Tutto questo sorprende, soprattutto se si pensa a ciò che significava “fare arte” fino a non molti giorni
fa. Un’arte vista solo come profitto, come successo, come un sommarsi di like o un accrescere di
visualizzazioni. Un’arte vista come mezzo di emancipazione sociale e non come un’elevazione e una
ricerca introspettiva. L’arte come “bene effimero della bellezza”. Un’arte frenetica che non si prende
molta cura di sé, che si presenta al pubblico spesso malconcia e un po’ trasandata.
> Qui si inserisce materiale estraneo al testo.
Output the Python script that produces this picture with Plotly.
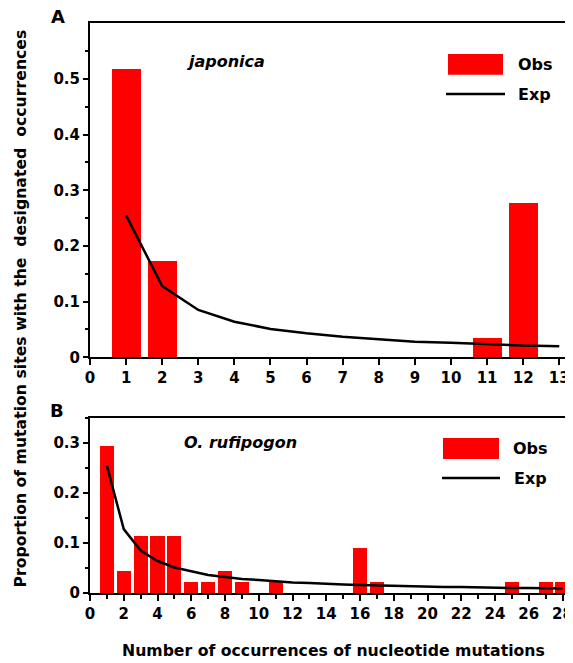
import plotly.graph_objects as go

# ---- data ----
a_x = [1, 2, 11, 12]
a_obs = [0.517, 0.172, 0.034, 0.276]
a_exp_x = [1, 2, 3, 4, 5, 6, 7, 8, 9, 10, 11, 12, 13]
a_exp = [0.255, 0.128, 0.085, 0.064, 0.051, 0.043, 0.037, 0.032, 0.028, 0.026, 0.023, 0.021, 0.020]

b_x = [1, 2, 3, 4, 5, 6, 7, 8, 9, 11, 16, 17, 25, 27, 28]
b_obs = [0.295, 0.045, 0.114, 0.114, 0.114, 0.023, 0.023, 0.045, 0.023, 0.023, 0.091, 0.023, 0.023, 0.023, 0.023]
b_exp_x = list(range(1, 29))
b_exp = [0.255, 0.128, 0.085, 0.064, 0.051, 0.043, 0.036, 0.032, 0.028, 0.026,
         0.023, 0.021, 0.020, 0.018, 0.017, 0.016, 0.015, 0.014, 0.013, 0.013,
         0.012, 0.012, 0.011, 0.011, 0.010, 0.010, 0.009, 0.009]

# page is 573x663; the html body has an 8px margin
OFF = 8
PAGE_W, PAGE_H = 573, 663
W, H = PAGE_W - OFF, PAGE_H - OFF
PL, PR, PT, PB = 90, 573, 23, 593          # plot area in page pixels
ML, MR, MT, MB = PL - OFF, PAGE_W - PR, PT - OFF, PAGE_H - PB
PW, PH = PR - PL, PB - PT

def px(x):
    return (x - PL) / PW

def py(y):
    return (PB - y) / PH

FONT = "DejaVu Sans, Verdana, sans-serif"
RED = "#ff0000"

fig = go.Figure()
fig.add_trace(go.Bar(x=a_x, y=a_obs, width=0.8, marker=dict(color=RED, line=dict(width=0)),
                     xaxis="x", yaxis="y", showlegend=False))
fig.add_trace(go.Scatter(x=a_exp_x, y=a_exp, mode="lines", line=dict(color="black", width=2.5),
                         xaxis="x", yaxis="y", showlegend=False))
fig.add_trace(go.Bar(x=b_x, y=b_obs, width=0.84, marker=dict(color=RED, line=dict(width=0)),
                     xaxis="x2", yaxis="y2", showlegend=False))
fig.add_trace(go.Scatter(x=b_exp_x, y=b_exp, mode="lines", line=dict(color="black", width=2.5),
                         xaxis="x2", yaxis="y2", showlegend=False))

tickfont = dict(family=FONT, size=15, color="black", weight="bold")
axcommon = dict(showline=True, linecolor="black", linewidth=2, showgrid=False, zeroline=False,
                ticks="outside", tickcolor="black", tickwidth=2, tickfont=tickfont)
minor_y = dict(dtick=0.05, tick0=0, ticklen=3, tickwidth=2, tickcolor="black", ticks="outside")

yA_top = py(23.3)
yA_bot = py(357.3)
yB_top = py(417.7)

fig.update_layout(
    width=W, height=H,
    margin=dict(l=ML, r=MR, t=MT, b=MB, autoexpand=False),
    plot_bgcolor="white", paper_bgcolor="white",
    bargap=0,
    xaxis=dict(domain=[0, 1], anchor="y", range=[0, 13.38], dtick=1, tick0=0, ticklen=6,
               mirror=True, **axcommon),
    yaxis=dict(domain=[yA_bot, yA_top], anchor="x", range=[0, 0.5999], dtick=0.1, tick0=0, ticklen=5,
               minor=minor_y, **axcommon),
    xaxis2=dict(domain=[0, 1], anchor="y2", range=[0, 28.62], dtick=2, tick0=0, ticklen=6,
                minor=dict(dtick=1, tick0=0, ticklen=4, tickwidth=2, tickcolor="black", ticks="outside"),
                mirror=True, **axcommon),
    yaxis2=dict(domain=[0, yB_top], anchor="x2", range=[0, 0.351], dtick=0.1, tick0=0, ticklen=5,
                minor=minor_y, **axcommon),
)

bold = dict(family=FONT, color="black", weight="bold")
ann = []
ann.append(dict(text="Proportion of mutation sites with the&nbsp; designated&nbsp; occurrences",
                x=px(20), y=py(308.5), xref="paper", yref="paper", textangle=-90, showarrow=False,
                font=dict(size=15.7, **bold), xanchor="center", yanchor="middle"))
ann.append(dict(text="Number of occurrences of nucleotide mutations",
                x=px(333), y=py(650), xref="paper", yref="paper", showarrow=False,
                font=dict(size=15.7, **bold), xanchor="center", yanchor="middle"))
ann.append(dict(text="A", x=px(58), y=py(16.5), xref="paper", yref="paper", showarrow=False,
                font=dict(size=18, **bold), xanchor="center", yanchor="middle"))
ann.append(dict(text="B", x=px(57), y=py(410), xref="paper", yref="paper", showarrow=False,
                font=dict(size=18, **bold), xanchor="center", yanchor="middle"))
ann.append(dict(text="japonica", x=px(225), y=py(62), xref="paper", yref="paper", showarrow=False,
                font=dict(size=16, style="italic", **bold), xanchor="center", yanchor="middle"))
ann.append(dict(text="O. rufipogon", x=px(240), y=py(442), xref="paper", yref="paper", showarrow=False,
                font=dict(size=16, style="italic", **bold), xanchor="center", yanchor="middle"))
# legend texts
for (tx, ty, t) in [(516, 64, "Obs"), (516, 94, "Exp"), (511, 448, "Obs"), (512, 478, "Exp")]:
    ann.append(dict(text=t, x=px(tx), y=py(ty), xref="paper", yref="paper", showarrow=False,
                    font=dict(size=16, **bold), xanchor="left", yanchor="middle"))

shapes = []
shapes.append(dict(type="rect", xref="paper", yref="paper", x0=px(448), x1=px(503), y0=py(54), y1=py(74.7),
                   fillcolor=RED, line=dict(width=0)))
shapes.append(dict(type="line", xref="paper", yref="paper", x0=px(446), x1=px(505), y0=py(94), y1=py(94),
                   line=dict(color="black", width=2.5)))
shapes.append(dict(type="rect", xref="paper", yref="paper", x0=px(443), x1=px(499), y0=py(438), y1=py(459),
                   fillcolor=RED, line=dict(width=0)))
shapes.append(dict(type="line", xref="paper", yref="paper", x0=px(442), x1=px(500), y0=py(478), y1=py(478),
                   line=dict(color="black", width=2.5)))

fig.update_layout(annotations=ann, shapes=shapes)
fig.write_html("out.html")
Un’arte che tutto
sommato può, poverina, rappresentare il tessuto etico-sociale nel quale viviamo; dove, ahimè, ci si
stupisce che ci sono persone, istituzioni e addirittura popoli che in momenti di difficoltà aiutano,
donandosi, chi più ne ha bisogno.
Così, improvvisamente, mi tornano in mente le parole di una lettera che Ludwig van Beethoven, citato
con sacra riverenza, scrisse in risposta ad una sua ammiratrice di nome Emilie il 17 luglio 1812:
“.. .il vero artista non conosce superbia… Purtroppo egli vede che l’arte non ha limiti; avverte oscuramente quanto egli sia
lontano dalla meta e, mentre viene forse ammirato dagli altri, si rattrista di non essere ancora giunto la dove il suo genio
migliore gli illumina il cammino soltanto come un sole lontano.”
Credo che in questo momento abbiamo il compito e la grande opportunità di riscoprire il vero spirituale
nell’arte, e questo non è solo merito del temuto Covid19, che ci costringe chiusi in casa a passare più
tempo con noi stessi in una condizione di forte silenzio interiore, ma è la potenza espressiva dell’arte
stessa che si libera e si mostra a noi per quella che è, per le potenzialità che racchiude e per la semplice
bellezza che rappresenta. La speranza è che ognuno di noi riesca a prendere spunto da questo momento
per continuare a ricercare nell’arte e attraverso l’arte la bellezza più alta alla quale ognuno di noi tende
per natura e non un vuoto desiderio di smanioso successo.
Per concludere vorrei citare un passo tratto dal meraviglioso libro che dà il titolo a questo breve scritto.
Riporto di seguito una delle più belle, a mio avviso, riflessioni che siano state date sull’arte e sulla figura
dell’artista: “L’artista è un “re” come ha detto Sar Péladan, non solo perché ha un grande potere, ma perché ha un grande dovere. Se l’artista è il sacerdote della bellezza, la bellezza deve ispirarsi al principio di valore interiore, come abbiamo visto. L’unica misura della bellezza è la grandezza e la necessità interiore, che ci è sempre stata utilissima. E’ bello ciò che nasce dalla
necessità interiore. E’ bello ciò che è interamente bello.”